═══ Data
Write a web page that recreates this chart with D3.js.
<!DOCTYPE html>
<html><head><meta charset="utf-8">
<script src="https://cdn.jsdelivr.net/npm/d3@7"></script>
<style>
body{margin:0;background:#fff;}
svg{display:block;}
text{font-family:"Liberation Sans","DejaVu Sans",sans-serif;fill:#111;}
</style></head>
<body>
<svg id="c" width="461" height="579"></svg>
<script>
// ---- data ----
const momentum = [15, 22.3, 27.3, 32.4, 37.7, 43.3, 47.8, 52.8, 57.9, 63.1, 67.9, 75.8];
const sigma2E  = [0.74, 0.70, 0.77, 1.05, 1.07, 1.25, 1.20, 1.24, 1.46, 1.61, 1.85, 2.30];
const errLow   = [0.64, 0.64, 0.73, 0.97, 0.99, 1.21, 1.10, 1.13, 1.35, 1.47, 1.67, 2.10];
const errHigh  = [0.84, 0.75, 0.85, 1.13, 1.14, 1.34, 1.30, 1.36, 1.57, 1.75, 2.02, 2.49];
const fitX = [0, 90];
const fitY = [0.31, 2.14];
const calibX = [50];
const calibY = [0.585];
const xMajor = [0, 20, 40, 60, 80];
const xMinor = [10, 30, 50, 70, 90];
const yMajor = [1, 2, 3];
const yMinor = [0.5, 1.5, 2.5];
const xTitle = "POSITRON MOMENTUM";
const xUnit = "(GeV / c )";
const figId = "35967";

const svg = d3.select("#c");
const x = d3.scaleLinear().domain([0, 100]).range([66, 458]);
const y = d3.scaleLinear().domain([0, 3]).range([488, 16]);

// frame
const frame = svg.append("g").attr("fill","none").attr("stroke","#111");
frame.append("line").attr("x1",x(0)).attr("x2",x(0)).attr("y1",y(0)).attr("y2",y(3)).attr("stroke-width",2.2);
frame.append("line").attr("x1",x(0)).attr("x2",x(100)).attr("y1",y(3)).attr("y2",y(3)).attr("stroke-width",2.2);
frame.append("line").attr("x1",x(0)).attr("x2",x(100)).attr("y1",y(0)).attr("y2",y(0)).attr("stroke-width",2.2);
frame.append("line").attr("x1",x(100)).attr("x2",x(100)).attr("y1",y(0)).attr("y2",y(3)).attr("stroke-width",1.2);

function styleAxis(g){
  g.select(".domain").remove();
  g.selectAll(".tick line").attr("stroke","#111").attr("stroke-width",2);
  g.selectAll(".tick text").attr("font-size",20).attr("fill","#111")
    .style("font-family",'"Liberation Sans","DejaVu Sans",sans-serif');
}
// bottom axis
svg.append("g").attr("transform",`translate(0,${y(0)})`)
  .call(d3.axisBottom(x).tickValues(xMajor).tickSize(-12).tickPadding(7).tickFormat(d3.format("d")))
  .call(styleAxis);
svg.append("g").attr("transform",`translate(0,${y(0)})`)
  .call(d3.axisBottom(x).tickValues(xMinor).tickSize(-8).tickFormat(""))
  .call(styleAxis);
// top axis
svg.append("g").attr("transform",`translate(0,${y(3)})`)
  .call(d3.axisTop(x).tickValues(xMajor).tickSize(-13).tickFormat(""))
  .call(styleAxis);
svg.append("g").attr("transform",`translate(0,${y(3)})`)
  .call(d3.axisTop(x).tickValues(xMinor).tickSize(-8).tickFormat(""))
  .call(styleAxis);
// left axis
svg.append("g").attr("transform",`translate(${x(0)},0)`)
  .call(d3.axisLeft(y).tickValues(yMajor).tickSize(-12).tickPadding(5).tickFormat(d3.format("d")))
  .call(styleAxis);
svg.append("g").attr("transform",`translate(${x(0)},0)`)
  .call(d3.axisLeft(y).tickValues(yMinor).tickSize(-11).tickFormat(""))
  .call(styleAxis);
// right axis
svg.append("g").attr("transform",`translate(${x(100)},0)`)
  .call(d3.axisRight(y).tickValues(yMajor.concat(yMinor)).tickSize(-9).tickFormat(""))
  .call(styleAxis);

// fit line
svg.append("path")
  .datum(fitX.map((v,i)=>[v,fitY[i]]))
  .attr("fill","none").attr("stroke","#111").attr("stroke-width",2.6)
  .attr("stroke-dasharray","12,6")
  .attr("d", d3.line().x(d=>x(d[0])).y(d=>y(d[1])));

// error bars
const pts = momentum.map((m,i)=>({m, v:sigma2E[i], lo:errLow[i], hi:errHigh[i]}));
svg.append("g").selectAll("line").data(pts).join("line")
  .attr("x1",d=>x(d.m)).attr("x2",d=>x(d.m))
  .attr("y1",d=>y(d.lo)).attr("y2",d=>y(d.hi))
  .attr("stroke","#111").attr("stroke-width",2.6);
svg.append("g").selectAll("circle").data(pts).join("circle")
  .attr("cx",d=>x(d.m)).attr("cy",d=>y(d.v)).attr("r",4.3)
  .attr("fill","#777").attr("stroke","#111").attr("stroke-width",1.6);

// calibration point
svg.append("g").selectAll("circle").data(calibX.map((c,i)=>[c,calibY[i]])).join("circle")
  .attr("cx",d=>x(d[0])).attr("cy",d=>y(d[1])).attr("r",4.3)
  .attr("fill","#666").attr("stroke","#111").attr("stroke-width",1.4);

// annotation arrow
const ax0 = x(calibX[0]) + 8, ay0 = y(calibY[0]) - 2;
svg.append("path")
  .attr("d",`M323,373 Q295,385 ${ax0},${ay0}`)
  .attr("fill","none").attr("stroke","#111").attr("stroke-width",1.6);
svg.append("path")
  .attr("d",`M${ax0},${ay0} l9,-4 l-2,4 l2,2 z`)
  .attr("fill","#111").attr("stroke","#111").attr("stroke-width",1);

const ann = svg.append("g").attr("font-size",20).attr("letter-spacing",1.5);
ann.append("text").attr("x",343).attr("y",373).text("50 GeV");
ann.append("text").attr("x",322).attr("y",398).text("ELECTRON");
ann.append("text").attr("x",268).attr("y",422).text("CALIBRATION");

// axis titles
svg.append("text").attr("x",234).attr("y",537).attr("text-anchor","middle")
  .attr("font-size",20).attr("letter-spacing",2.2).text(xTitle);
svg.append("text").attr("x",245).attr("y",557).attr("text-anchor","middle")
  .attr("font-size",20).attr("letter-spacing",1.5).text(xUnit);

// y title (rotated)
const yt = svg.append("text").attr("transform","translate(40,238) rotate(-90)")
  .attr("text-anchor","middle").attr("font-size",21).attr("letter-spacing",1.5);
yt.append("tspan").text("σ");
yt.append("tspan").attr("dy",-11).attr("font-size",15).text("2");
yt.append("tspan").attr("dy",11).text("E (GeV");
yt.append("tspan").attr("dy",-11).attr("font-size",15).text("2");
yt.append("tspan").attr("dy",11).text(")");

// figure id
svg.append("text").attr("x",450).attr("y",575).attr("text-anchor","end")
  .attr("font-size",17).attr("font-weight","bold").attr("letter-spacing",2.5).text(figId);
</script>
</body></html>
══════
Given request:
From the first line above through the line that contains "const y = d3.scaleLinear().domain([0, 3]).range([488, 16]);", quote each line exactly. Output nothing more.

Task result:
Write a web page that recreates this chart with D3.js.
<!DOCTYPE html>
<html><head><meta charset="utf-8">
<script src="https://cdn.jsdelivr.net/npm/d3@7"></script>
<style>
body{margin:0;background:#fff;}
svg{display:block;}
text{font-family:"Liberation Sans","DejaVu Sans",sans-serif;fill:#111;}
</style></head>
<body>
<svg id="c" width="461" height="579"></svg>
<script>
// ---- data ----
const momentum = [15, 22.3, 27.3, 32.4, 37.7, 43.3, 47.8, 52.8, 57.9, 63.1, 67.9, 75.8];
const sigma2E  = [0.74, 0.70, 0.77, 1.05, 1.07, 1.25, 1.20, 1.24, 1.46, 1.61, 1.85, 2.30];
const errLow   = [0.64, 0.64, 0.73, 0.97, 0.99, 1.21, 1.10, 1.13, 1.35, 1.47, 1.67, 2.10];
const errHigh  = [0.84, 0.75, 0.85, 1.13, 1.14, 1.34, 1.30, 1.36, 1.57, 1.75, 2.02, 2.49];
const fitX = [0, 90];
const fitY = [0.31, 2.14];
const calibX = [50];
const calibY = [0.585];
const xMajor = [0, 20, 40, 60, 80];
const xMinor = [10, 30, 50, 70, 90];
const yMajor = [1, 2, 3];
const yMinor = [0.5, 1.5, 2.5];
const xTitle = "POSITRON MOMENTUM";
const xUnit = "(GeV / c )";
const figId = "35967";

const svg = d3.select("#c");
const x = d3.scaleLinear().domain([0, 100]).range([66, 458]);
const y = d3.scaleLinear().domain([0, 3]).range([488, 16]);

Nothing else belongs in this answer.